I came out into the street and walked for a long time in the crowds. It was the same here, on every side, in every passer-by, everywhere—Christ.

I had long been haunted by the Russian conception of the humiliated Christ, the lame Christ limping through Russia, begging His bread; the Christ who, all through the ages, might return to the earth and come even to sinners to win their compassion by His need. Now, in the flash of a second, I knew that this dream is a fact . . . Christ in [humankind]. . . .

I saw too the reverence that everyone must have for a sinner; instead of condoning his [or her] sin, which is in reality [their] utmost sorrow, one must comfort Christ who is suffering in [them]. And this reverence must be paid even to those sinners whose souls seem to be dead, because it is Christ, who is the life of the soul, who is dead in them; they are His tombs, and Christ in the tomb is potentially the risen Christ. . . .

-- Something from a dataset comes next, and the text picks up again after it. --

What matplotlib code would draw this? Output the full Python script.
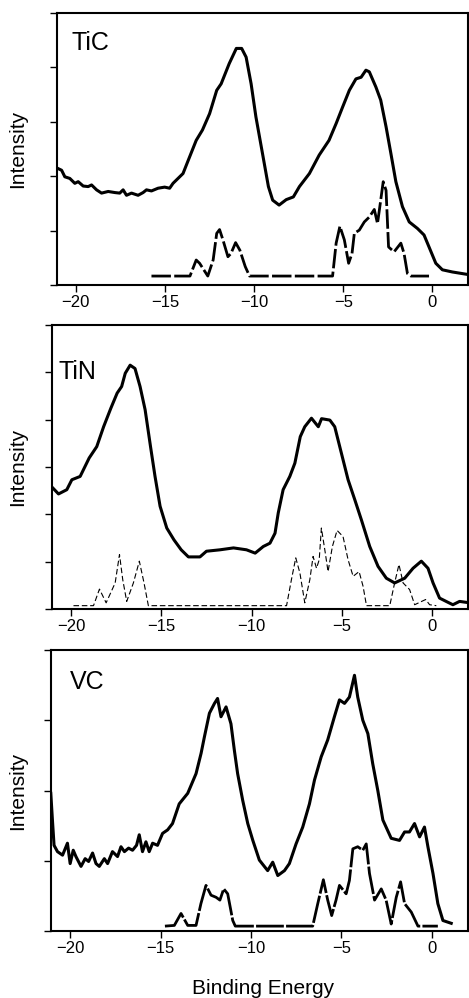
import numpy as np
import matplotlib
matplotlib.use('Agg')
import matplotlib.pyplot as plt

plt.rcParams['font.family'] = ['Liberation Sans', 'DejaVu Sans']

# TiC: measured spectrum (solid) and calculated DOS (dashed)
tic_e = [-20.99, -20.80, -20.62, -20.34, -20.06, -19.87, -19.59, -19.31, -19.12, -18.84, -18.56,
         -18.19, -17.81, -17.54, -17.35, -17.16, -16.88, -16.51, -16.23, -16.04, -15.76, -15.39,
         -15.02, -14.74, -14.55, -14.27, -13.99,
         -13.7, -13.25, -12.9, -12.5, -12.1, -11.85, -11.4, -11.0, -10.7, -10.45, -10.17, -9.9,
         -9.5, -9.2, -8.96, -8.6, -8.2, -7.8, -7.46, -6.9, -6.35, -5.8, -5.4, -5.04, -4.66,
         -4.29, -4.0, -3.73, -3.54, -3.17, -2.9, -2.6, -2.33, -2.05, -1.68, -1.3, -0.84, -0.47,
         -0.19, 0.19, 0.56, 1.12, 1.87]
tic_i = [2.14, 2.11, 1.99, 1.96, 1.87, 1.90, 1.82, 1.81, 1.84, 1.75, 1.69,
         1.72, 1.70, 1.69, 1.75, 1.65, 1.69, 1.65, 1.70, 1.75, 1.73, 1.78,
         1.80, 1.78, 1.87, 1.96, 2.05,
         2.29, 2.66, 2.85, 3.15, 3.58, 3.70, 4.07, 4.35, 4.35, 4.19, 3.70, 3.09,
         2.36, 1.81, 1.56, 1.47, 1.57, 1.62, 1.81, 2.05, 2.39, 2.66, 2.97, 3.27, 3.58,
         3.79, 3.82, 3.95, 3.92, 3.64, 3.40, 2.91, 2.42, 1.90, 1.44, 1.16, 1.04, 0.92,
         0.70, 0.40, 0.28, 0.24, 0.20]
tic_dos_e = [-15.76, -13.6, -13.25, -13.06, -12.6, -12.3, -12.1, -11.94, -11.75, -11.47, -11.3,
             -11.04, -10.8, -10.5, -10.26, -5.6, -5.4, -5.19, -4.94, -4.7, -4.51, -4.38, -4.1,
             -3.82, -3.54, -3.26, -3.08, -2.9, -2.76, -2.6, -2.46, -2.15, -1.77, -1.59, -1.4,
             -1.21, -0.19]
tic_dos = [0.165, 0.165, 0.46, 0.40, 0.165, 0.46, 0.95, 1.02, 0.83, 0.52, 0.58,
           0.78, 0.64, 0.34, 0.165, 0.165, 0.77, 1.08, 0.83, 0.40, 0.58, 0.95, 1.01,
           1.16, 1.25, 1.39, 1.13, 1.56, 1.90, 1.74, 0.70, 0.61, 0.77, 0.58, 0.21,
           0.165, 0.165]

# TiN
tin_e = [-21.0, -20.7, -20.24, -19.96, -19.5, -19.0, -18.58, -18.2, -17.8, -17.45, -17.2, -17.0,
         -16.73, -16.46, -16.18, -15.9, -15.6, -15.35, -15.07, -14.7, -14.3, -13.9, -13.5,
         -12.86, -12.5, -11.75, -11.0, -10.28, -9.8, -9.35, -8.98, -8.7, -8.52, -8.25, -7.88,
         -7.6, -7.3, -7.05, -6.68, -6.3, -6.12, -5.66, -5.39, -5.02, -4.65, -4.28, -3.91,
         -3.45, -2.99, -2.53, -2.07, -1.51, -1.05, -0.59, -0.22, 0.06, 0.42, 0.89, 1.16, 1.53, 1.9]
tin_i = [2.55, 2.43, 2.52, 2.73, 2.80, 3.19, 3.43, 3.85, 4.24, 4.56, 4.70, 4.98,
         5.15, 5.08, 4.70, 4.21, 3.43, 2.80, 2.17, 1.71, 1.46, 1.25, 1.10,
         1.10, 1.22, 1.25, 1.29, 1.25, 1.18, 1.32, 1.39, 1.60, 2.03, 2.52, 2.80,
         3.08, 3.64, 3.85, 4.03, 3.85, 4.02, 3.99, 3.85, 3.29, 2.73, 2.31, 1.88,
         1.32, 0.90, 0.65, 0.55, 0.65, 0.86, 1.01, 0.86, 0.55, 0.23, 0.14, 0.09, 0.16, 0.14]
tin_dos_e = [-19.87, -18.76, -18.43, -18.06, -17.56, -17.32, -17.14, -16.92, -16.55, -16.22,
             -15.96, -15.72, -8.06, -7.79, -7.55, -7.32, -7.05, -6.77, -6.59, -6.4, -6.25,
             -6.13, -5.94, -5.76, -5.52, -5.26, -4.93, -4.65, -4.37, -4.04, -3.82, -3.63,
             -2.34, -2.07, -1.83, -1.6, -1.24, -0.96, -0.35, -0.13, 0.24]
tin_dos = [0.07, 0.07, 0.42, 0.13, 0.55, 1.15, 0.62, 0.16, 0.55, 1.01,
           0.55, 0.07, 0.07, 0.62, 1.08, 0.76, 0.13, 0.62, 1.11, 0.86, 1.04,
           1.71, 1.25, 0.79, 1.32, 1.66, 1.53, 1.04, 0.69, 0.79, 0.48, 0.07,
           0.07, 0.55, 0.94, 0.55, 0.41, 0.09, 0.20, 0.09, 0.07]

# VC
vc_e = [-21.07, -20.98, -20.89, -20.70, -20.42, -20.15, -20.0, -19.83, -19.68, -19.40, -19.17,
        -18.98, -18.76, -18.57, -18.39, -18.11, -17.93, -17.66, -17.38, -17.19, -17.0, -16.77,
        -16.55, -16.33, -16.18, -16.0, -15.81, -15.63, -15.44, -15.17, -14.89, -14.61, -14.34,
        -13.97, -13.5, -13.04,
        -12.76, -12.58, -12.3, -12.02, -11.85, -11.66, -11.38, -11.11, -10.92, -10.74, -10.46,
        -10.18, -9.9, -9.54, -9.08, -8.8, -8.52, -8.15, -7.88, -7.51, -7.14, -6.77, -6.49,
        -6.12, -5.76, -5.39, -5.11, -4.83, -4.56, -4.28, -4.1, -3.82, -3.54, -3.27, -2.99,
        -2.71, -2.25, -1.79, -1.51, -1.24, -0.96, -0.68, -0.41, -0.22, 0.06, 0.33, 0.61, 1.07]
vc_i = [1.96, 1.58, 1.22, 1.13, 1.08, 1.25, 0.96, 1.15, 1.06, 0.92, 1.03,
        0.99, 1.11, 0.96, 0.92, 1.03, 0.96, 1.13, 1.06, 1.20, 1.13, 1.18,
        1.15, 1.22, 1.37, 1.13, 1.27, 1.13, 1.25, 1.22, 1.39, 1.44, 1.53,
        1.81, 1.96, 2.24,
        2.53, 2.76, 3.10, 3.24, 3.31, 3.05, 3.19, 2.95, 2.57, 2.24, 1.86,
        1.53, 1.29, 1.01, 0.86, 0.98, 0.79, 0.86, 0.96, 1.24, 1.48, 1.81, 2.15,
        2.48, 2.72, 3.05, 3.29, 3.24, 3.33, 3.64, 3.33, 3.00, 2.81, 2.38, 2.00,
        1.58, 1.32, 1.29, 1.41, 1.41, 1.53, 1.34, 1.48, 1.20, 0.82, 0.39, 0.15, 0.11]
vc_dos_e = [-14.76, -14.24, -13.87, -13.5, -13.04, -12.77, -12.49, -12.21, -11.93, -11.72,
            -11.51, -11.29, -11.01, -10.87, -6.59, -6.31, -6.0, -5.76, -5.54, -5.3, -5.11,
            -4.74, -4.56, -4.37, -4.1, -3.82, -3.63, -3.45, -3.17, -2.8, -2.53, -2.25,
            -1.97, -1.73, -1.51, -1.14, -0.77, 0.33]
vc_dos = [0.07, 0.08, 0.25, 0.08, 0.08, 0.39, 0.65, 0.51, 0.48, 0.44,
          0.60, 0.53, 0.15, 0.07, 0.07, 0.39, 0.73, 0.44, 0.22, 0.44, 0.65,
          0.53, 0.72, 1.17, 1.20, 1.15, 1.24, 0.82, 0.44, 0.60, 0.44, 0.10,
          0.48, 0.70, 0.39, 0.27, 0.07, 0.07]

panels = [
    ('TiC', tic_e, tic_i, tic_dos_e, tic_dos, 5, [0.1215, 0.7144, 0.8765, 0.2725],
     (0.036, 0.89), dict(lw=2.0, ls=(0, (7, 1.2)))),
    ('TiN', tin_e, tin_i, tin_dos_e, tin_dos, 6, [0.1109, 0.3898, 0.8871, 0.2846],
     (0.015, 0.834), dict(lw=0.8, ls=(0, (5, 2.5)))),
    ('VC', vc_e, vc_i, vc_dos_e, vc_dos, 4, [0.1087, 0.0671, 0.8893, 0.2816],
     (0.046, 0.886), dict(lw=2.0, ls=(0, (10, 0.8)))),
]

fig = plt.figure(figsize=(4.69, 9.98), dpi=100)

for name, e, inten, de, dos, ny, rect, lab, dstyle in panels:
    ax = fig.add_axes(rect)
    ax.plot(e, inten, color='black', lw=2.2)
    ax.plot(de, dos, color='black', **dstyle)
    ax.set_xlim(-21.06, 2.0)
    ax.set_ylim(0, ny)
    ax.set_xticks([-20, -15, -10, -5, 0])
    ax.set_yticks(np.arange(ny + 1))
    ax.set_yticklabels([])
    ax.tick_params(direction='out', length=5, width=1, labelsize=12, pad=2)
    for s in ax.spines.values():
        s.set_linewidth(1.5)
    ax.text(lab[0], lab[1], name, transform=ax.transAxes, fontsize=18, va='center', ha='left')
    yc = rect[1] + rect[3] / 2
    fig.text(18 / 469, yc, 'Intensity', rotation=90, fontsize=15, ha='center', va='center')

fig.text(263 / 469, 1 - 988 / 998, 'Binding Energy', fontsize=15, ha='center', va='center')

fig.savefig('out.png', dpi=100)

Christ is everywhere; in Him every kind of life has a meaning and has an influence on every other kind of life. . . . Realization of our oneness in Christ is the only cure for human loneliness. For me, too, it is the only ultimate meaning of life, the only thing that gives meaning and purpose to every life.

After a few days the “vision” faded. People looked the same again, there was no longer the same shock of insight for me each time I was face to face with another human being. Christ was hidden again; indeed, through the years to come I would have to seek for Him, and usually I would find Him in others—and still more in myself—only through a deliberate and blind act of faith. [1]

I (Richard) would say that my only real definition of a Christian is one who can see Christ everywhere else and even in oneself.